_Problem to work on:_
Copy the records below verbatim, from the first line through the line containing "from matplotlib.patches import Rectangle", inclusive, and output nothing else.
►
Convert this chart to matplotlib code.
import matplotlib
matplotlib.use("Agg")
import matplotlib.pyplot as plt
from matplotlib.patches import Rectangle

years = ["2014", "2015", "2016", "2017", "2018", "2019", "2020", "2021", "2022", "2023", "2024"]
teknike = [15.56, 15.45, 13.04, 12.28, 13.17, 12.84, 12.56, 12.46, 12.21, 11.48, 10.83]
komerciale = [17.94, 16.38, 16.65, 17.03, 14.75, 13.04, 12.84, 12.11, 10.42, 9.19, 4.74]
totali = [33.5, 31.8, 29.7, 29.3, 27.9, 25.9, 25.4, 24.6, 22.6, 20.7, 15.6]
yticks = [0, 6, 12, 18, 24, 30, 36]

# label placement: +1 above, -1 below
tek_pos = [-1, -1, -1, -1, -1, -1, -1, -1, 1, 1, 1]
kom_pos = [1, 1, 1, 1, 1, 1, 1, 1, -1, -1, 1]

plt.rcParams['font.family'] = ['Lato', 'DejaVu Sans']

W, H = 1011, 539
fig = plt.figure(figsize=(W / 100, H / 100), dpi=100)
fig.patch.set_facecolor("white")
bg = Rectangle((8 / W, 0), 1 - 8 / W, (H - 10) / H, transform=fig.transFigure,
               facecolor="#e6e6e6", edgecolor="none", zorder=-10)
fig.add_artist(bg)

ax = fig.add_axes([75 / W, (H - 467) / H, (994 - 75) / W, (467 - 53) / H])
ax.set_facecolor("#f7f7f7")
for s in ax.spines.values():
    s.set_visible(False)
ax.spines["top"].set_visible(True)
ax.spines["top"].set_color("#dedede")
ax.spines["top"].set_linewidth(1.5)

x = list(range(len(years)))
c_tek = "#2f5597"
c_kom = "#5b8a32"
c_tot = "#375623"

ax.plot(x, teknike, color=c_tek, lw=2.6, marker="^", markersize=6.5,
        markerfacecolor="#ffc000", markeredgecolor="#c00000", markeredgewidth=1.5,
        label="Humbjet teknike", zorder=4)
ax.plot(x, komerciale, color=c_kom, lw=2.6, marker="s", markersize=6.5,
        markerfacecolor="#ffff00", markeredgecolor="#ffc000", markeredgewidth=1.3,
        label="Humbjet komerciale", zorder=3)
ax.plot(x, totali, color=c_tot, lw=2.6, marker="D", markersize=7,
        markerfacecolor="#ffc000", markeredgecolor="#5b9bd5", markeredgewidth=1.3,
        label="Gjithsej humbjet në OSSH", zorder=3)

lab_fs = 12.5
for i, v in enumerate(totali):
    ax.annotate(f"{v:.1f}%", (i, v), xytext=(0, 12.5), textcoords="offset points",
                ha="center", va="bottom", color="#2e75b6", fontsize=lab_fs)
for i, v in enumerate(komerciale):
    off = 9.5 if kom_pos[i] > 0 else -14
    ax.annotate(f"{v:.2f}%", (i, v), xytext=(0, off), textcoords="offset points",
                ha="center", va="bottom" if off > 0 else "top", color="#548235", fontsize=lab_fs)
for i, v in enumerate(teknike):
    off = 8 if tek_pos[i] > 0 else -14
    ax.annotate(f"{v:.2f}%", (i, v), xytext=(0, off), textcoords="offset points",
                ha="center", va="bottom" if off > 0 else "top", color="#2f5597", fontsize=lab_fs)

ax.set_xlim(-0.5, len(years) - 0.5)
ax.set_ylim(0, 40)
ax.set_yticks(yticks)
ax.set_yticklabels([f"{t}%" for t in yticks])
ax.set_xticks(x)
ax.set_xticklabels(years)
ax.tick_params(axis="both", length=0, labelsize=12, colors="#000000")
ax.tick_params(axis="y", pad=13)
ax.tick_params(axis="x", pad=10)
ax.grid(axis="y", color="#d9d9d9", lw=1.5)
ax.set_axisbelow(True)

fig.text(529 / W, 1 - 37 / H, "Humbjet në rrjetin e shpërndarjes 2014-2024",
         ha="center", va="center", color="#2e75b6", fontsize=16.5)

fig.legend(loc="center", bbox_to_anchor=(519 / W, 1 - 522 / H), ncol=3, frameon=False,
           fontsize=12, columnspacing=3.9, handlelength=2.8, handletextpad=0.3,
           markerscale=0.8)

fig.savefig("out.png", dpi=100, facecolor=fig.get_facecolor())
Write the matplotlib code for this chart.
◄
_Task result:_
Convert this chart to matplotlib code.
import matplotlib
matplotlib.use("Agg")
import matplotlib.pyplot as plt
from matplotlib.patches import Rectangle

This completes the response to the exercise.